● Exercise
Collect each line containing "chart".

● Material to process
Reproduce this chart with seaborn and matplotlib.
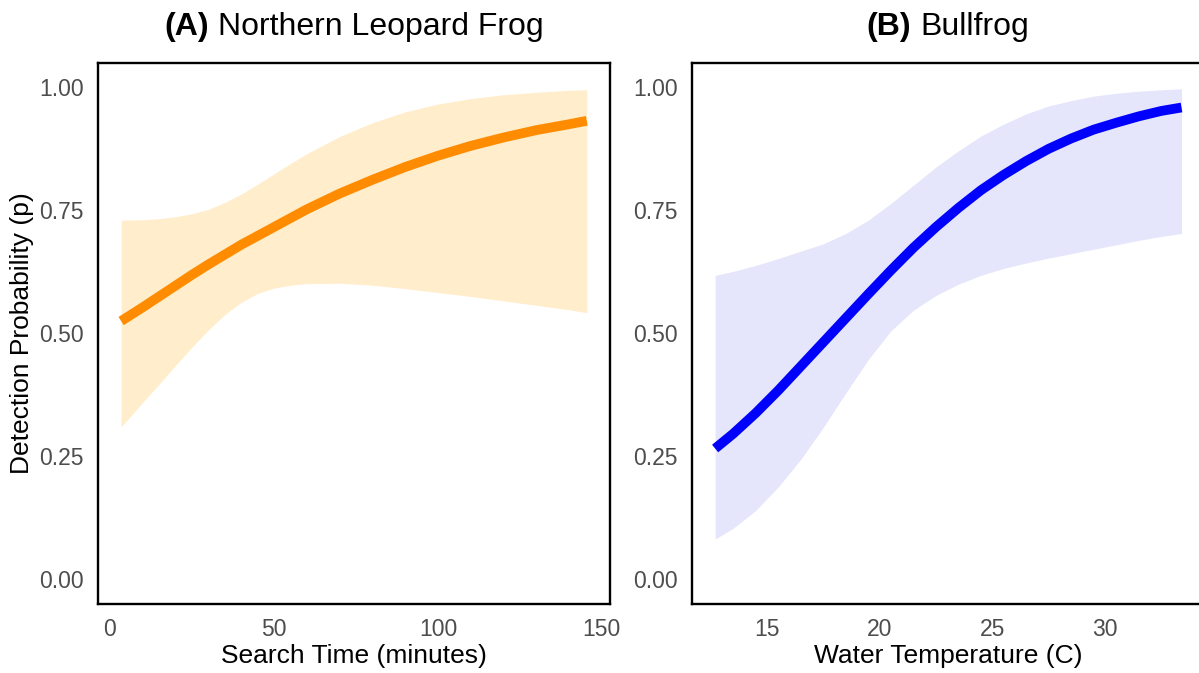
...
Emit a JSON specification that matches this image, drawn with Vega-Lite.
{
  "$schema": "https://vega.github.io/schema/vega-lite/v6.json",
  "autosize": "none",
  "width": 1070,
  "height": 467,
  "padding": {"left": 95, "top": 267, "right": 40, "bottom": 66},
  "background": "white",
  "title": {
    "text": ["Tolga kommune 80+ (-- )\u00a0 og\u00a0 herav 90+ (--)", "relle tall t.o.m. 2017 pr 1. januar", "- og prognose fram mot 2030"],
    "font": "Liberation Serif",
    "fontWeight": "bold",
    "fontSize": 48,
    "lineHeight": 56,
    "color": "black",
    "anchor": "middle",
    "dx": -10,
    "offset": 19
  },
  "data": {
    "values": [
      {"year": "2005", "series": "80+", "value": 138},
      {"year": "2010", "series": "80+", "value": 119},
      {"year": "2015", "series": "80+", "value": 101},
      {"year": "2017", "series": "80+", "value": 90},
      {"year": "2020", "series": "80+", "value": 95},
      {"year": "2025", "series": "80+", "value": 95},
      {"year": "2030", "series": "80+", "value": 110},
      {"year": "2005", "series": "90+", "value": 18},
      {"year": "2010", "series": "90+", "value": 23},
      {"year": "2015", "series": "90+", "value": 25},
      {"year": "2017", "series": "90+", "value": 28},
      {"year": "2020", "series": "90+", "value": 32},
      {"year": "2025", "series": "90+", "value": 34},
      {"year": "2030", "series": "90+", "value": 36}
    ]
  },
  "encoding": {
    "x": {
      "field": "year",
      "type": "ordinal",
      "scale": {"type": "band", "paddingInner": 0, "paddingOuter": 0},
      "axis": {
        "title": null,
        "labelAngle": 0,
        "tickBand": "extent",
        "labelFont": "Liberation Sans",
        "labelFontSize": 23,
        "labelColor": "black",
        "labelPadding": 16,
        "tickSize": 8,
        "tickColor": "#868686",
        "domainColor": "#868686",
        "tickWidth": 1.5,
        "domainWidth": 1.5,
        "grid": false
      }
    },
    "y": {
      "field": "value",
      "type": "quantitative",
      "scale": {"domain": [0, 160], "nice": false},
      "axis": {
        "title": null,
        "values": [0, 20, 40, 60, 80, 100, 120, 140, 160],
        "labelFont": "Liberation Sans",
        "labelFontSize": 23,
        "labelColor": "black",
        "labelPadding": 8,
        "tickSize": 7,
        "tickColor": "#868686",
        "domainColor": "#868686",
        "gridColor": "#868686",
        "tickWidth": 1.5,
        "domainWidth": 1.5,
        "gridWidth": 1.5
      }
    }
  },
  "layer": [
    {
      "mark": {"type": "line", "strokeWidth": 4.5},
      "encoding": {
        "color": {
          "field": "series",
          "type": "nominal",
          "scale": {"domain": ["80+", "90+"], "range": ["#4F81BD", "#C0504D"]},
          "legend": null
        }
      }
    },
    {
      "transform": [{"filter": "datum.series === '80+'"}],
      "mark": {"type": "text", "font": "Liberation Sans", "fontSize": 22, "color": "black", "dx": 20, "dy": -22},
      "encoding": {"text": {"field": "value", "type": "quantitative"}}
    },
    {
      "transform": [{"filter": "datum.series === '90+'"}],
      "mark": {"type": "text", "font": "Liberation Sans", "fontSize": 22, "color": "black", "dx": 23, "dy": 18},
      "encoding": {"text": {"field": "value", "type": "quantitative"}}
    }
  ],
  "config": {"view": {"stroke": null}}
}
--
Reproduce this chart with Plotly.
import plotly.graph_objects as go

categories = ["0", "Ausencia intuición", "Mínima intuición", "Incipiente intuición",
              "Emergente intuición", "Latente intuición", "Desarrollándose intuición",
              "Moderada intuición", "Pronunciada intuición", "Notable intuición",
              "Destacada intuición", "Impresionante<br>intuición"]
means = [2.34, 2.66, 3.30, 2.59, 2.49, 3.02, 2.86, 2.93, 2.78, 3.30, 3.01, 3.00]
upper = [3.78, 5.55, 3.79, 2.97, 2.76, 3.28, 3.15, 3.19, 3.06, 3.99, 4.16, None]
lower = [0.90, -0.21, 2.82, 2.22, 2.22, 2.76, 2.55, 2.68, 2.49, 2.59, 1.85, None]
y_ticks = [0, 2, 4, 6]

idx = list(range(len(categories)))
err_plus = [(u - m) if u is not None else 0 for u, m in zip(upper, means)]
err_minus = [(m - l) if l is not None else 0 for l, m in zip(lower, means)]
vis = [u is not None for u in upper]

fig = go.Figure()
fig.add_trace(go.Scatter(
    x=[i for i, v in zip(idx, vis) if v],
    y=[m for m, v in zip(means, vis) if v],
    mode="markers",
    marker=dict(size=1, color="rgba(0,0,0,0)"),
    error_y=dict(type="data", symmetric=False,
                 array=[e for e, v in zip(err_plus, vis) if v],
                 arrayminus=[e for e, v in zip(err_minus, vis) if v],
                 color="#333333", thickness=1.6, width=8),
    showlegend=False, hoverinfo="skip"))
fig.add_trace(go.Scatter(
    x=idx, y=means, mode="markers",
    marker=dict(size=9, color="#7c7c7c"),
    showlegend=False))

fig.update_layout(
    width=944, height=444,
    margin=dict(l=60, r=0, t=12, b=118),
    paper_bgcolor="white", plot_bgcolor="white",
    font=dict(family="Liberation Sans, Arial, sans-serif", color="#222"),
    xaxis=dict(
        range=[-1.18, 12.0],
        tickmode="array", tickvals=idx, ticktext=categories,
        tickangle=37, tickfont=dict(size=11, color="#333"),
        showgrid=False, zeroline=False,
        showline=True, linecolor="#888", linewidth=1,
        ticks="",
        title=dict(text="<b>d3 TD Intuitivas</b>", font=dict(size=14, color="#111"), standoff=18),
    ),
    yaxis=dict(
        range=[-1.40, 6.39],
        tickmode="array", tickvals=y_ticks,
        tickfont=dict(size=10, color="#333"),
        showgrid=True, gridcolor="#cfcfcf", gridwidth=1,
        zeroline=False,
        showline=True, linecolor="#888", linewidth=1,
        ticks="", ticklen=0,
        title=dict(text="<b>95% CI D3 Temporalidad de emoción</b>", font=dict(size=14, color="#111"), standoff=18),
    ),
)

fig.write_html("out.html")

● Answer for this exercise
Reproduce this chart with seaborn and matplotlib.
Reproduce this chart with Plotly.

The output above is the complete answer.